This is dedicated to a great Hungarian writer, Jenõ Rejtõ, who is one of my favourites. I do not take the credits for myself because he deserves it. He never got enough credit in his life and I think it would be great if you guys got to know his greatest stories. Please read and enjoy!
Jenõ Rejtõ
1905-1943
He was an 'irregular' writer.
While he lived, and for many years after his death, it was even questioned that he was a writer at all. Appearances were against him. He poured forth a flow of adventure stories that were published in a kind of shilling-shocker series. Most of his readers were not aware that the man behind the attractive-sounding pseudonym P. Howard was Jenõ Rejtõ, journalist, author of cabaret skits, literary hack, a steadfast practitioner of all sorts of side-lines. And what if they had known? Nothing at all. After all, thrillers are pooh-poohed by educated people, and they are not supposed to read such things-except up to a certain age, or furtively.
On the face of it, this story, too, is a thriller. It does not lack that important effective element - the accidental. Nor is it short of events, romantic twists and that essential ingredient - love. Rejtõ knew the rules of the thriller well, and was shrewd enough to make the most of them. None but his closest friends and a few connoisseurs open-minded enough to look for the work behind the genre recognized the above-the-average talent in Rejtõ. Literary talent has a peculiar nature: it is always tied to certain specific forms of communication, and suited for the treatment of only a certain number of tasks - sometimes only a single task. Uninhibitedly, Rejtõ poured forth his books - labelled as literary trash - delightfully unworried by the nagging fears of literary accountability.
He expressed his most important human message in these curiously grotesque adventure-stories. The author's way of looking at things and the methods he used in the caustic satires - were a safety valve for his communicative urge by which he let off the steam generated by the absurdities of the world around him. In these writings he felt at home, in a peculiar, irregular way, under irregular conditions at a time that was 'out of joint.' As a matter of fact, the stories Rejtõ wrote are, whether he intended them as such or not, 'anti-thrillers', which he carried to the point of absurdity through the impeccably rigorous observation of the rules of the genre.

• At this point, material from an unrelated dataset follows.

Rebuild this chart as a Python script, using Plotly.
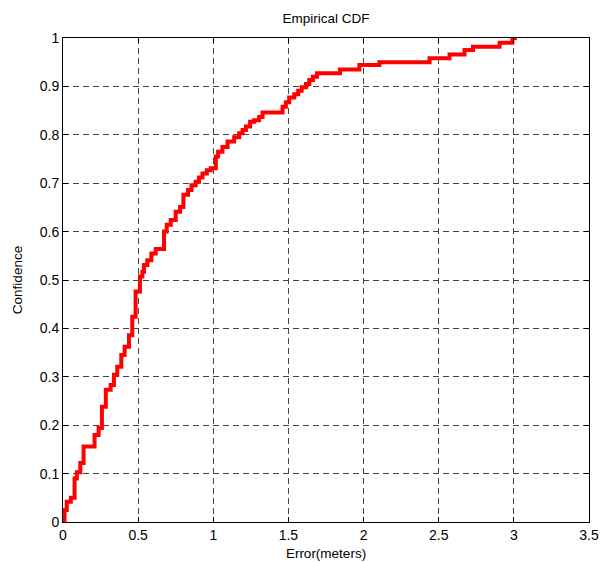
import plotly.graph_objects as go

# Empirical CDF of positioning error: step locations (meters) and the
# cumulative fraction reached after each step.
error_steps = [
    0.0, 0.01, 0.025, 0.052, 0.077, 0.092, 0.115, 0.137, 0.21, 0.237,
    0.259, 0.285, 0.317, 0.339, 0.361, 0.388, 0.41, 0.439, 0.461, 0.483,
    0.512, 0.528, 0.539, 0.561, 0.588, 0.617, 0.672, 0.69, 0.717, 0.75,
    0.779, 0.801, 0.832, 0.855, 0.883, 0.905, 0.928, 0.957, 0.983, 1.017,
    1.032, 1.061, 1.095, 1.139, 1.172, 1.195, 1.217, 1.245, 1.272, 1.305,
    1.328, 1.461, 1.483, 1.505, 1.539, 1.565, 1.588, 1.617, 1.639, 1.663,
    1.69, 1.843, 1.972, 2.105, 2.439, 2.572, 2.672, 2.728, 2.905, 2.99,
    3.02,
]
confidence = [
    0.0, 0.025, 0.042, 0.05, 0.09, 0.103, 0.122, 0.156, 0.18, 0.194,
    0.238, 0.273, 0.283, 0.304, 0.321, 0.345, 0.362, 0.386, 0.424, 0.476,
    0.507, 0.517, 0.531, 0.541, 0.555, 0.564, 0.6, 0.614, 0.624, 0.641,
    0.651, 0.676, 0.686, 0.696, 0.703, 0.712, 0.72, 0.727, 0.731, 0.755,
    0.765, 0.775, 0.786, 0.795, 0.803, 0.81, 0.817, 0.827, 0.83, 0.837,
    0.846, 0.858, 0.867, 0.877, 0.884, 0.891, 0.898, 0.905, 0.913, 0.92,
    0.927, 0.935, 0.944, 0.95, 0.958, 0.966, 0.975, 0.982, 0.99, 1.0,
    1.0,
]

x_ticks = [0, 0.5, 1, 1.5, 2, 2.5, 3, 3.5]
y_ticks = [0, 0.1, 0.2, 0.3, 0.4, 0.5, 0.6, 0.7, 0.8, 0.9, 1]

FONT = "Liberation Sans, Arial, sans-serif"

fig = go.Figure(
    go.Scatter(
        x=error_steps,
        y=confidence,
        mode="lines",
        line=dict(color="#ff0000", width=4, shape="hv"),
        hoverinfo="x+y",
    )
)

axis_common = dict(
    showline=True,
    linecolor="black",
    linewidth=1,
    mirror="ticks",
    ticks="inside",
    ticklen=5,
    tickcolor="black",
    showgrid=True,
    gridcolor="#444444",
    gridwidth=1,
    griddash="6px,4px",
    zeroline=False,
    tickfont=dict(family=FONT, size=14, color="black"),
)

fig.update_xaxes(
    range=[0, 3.5],
    tickvals=x_ticks,
    ticktext=[f"{v:g}" for v in x_ticks],
    title=dict(text="Error(meters)", font=dict(family=FONT, size=13.5, color="black"), standoff=6),
    **axis_common,
)
fig.update_yaxes(
    range=[0, 1],
    tickvals=y_ticks,
    ticktext=[f"{v:g}" for v in y_ticks],
    title=dict(text="Confidence", font=dict(family=FONT, size=13.5, color="black"), standoff=14),
    **axis_common,
)

fig.update_layout(
    width=601,
    height=562,
    margin=dict(l=63, r=12, t=38, b=40, autoexpand=False),
    paper_bgcolor="white",
    plot_bgcolor="white",
    showlegend=False,
    title=dict(
        text="Empirical CDF",
        x=0.5,
        xref="paper",
        y=1 - 18 / 562,
        yref="container",
        xanchor="center",
        yanchor="middle",
        font=dict(family=FONT, size=13.5, color="black"),
    ),
)

fig.write_html("out.html")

It would be irreverent, in looking for 'fellow-iconoclasts', to cite the example of Dürrenmatt, who has written what is a requiem for the detective story or Cervantes, who borrowed the jacket of the picaresque novel. After all, Rejtõ, evidently endowed with lesser talent than those two, definitely got a kick out of this kind of writing. Nor did he appear to be concerned in the least about the fact that he owed his extraordinary popularity not to his quality as an author of parodies, not to his literary talent, but to his being an inventive, prolific manufacturer of amusing fiction. We must not look for any tragic conflict with himself, any mysterious ambivalence, behind this duality: there are some enduring values in his writings which we are left with when the trash has fallen through the sift; in these we should see the instinctive triumph of the talent and humaneness of the born story-teller rather than regard them as the product of some inner conflict.
As to the further course of his life and activity, we are left with suppositions. Like so many of his fellow-writers, Rejtõ was brutally annihilated by the nazis. It is said that he walked quietly, with composure, into his death, like a man who owes no debt to anybody. Most people attributed his attitude to his modesty. Objective posterity may safely say that he has indeed left no debt behind. He has left to us a rich legacy. Is it possible that he guessed as much?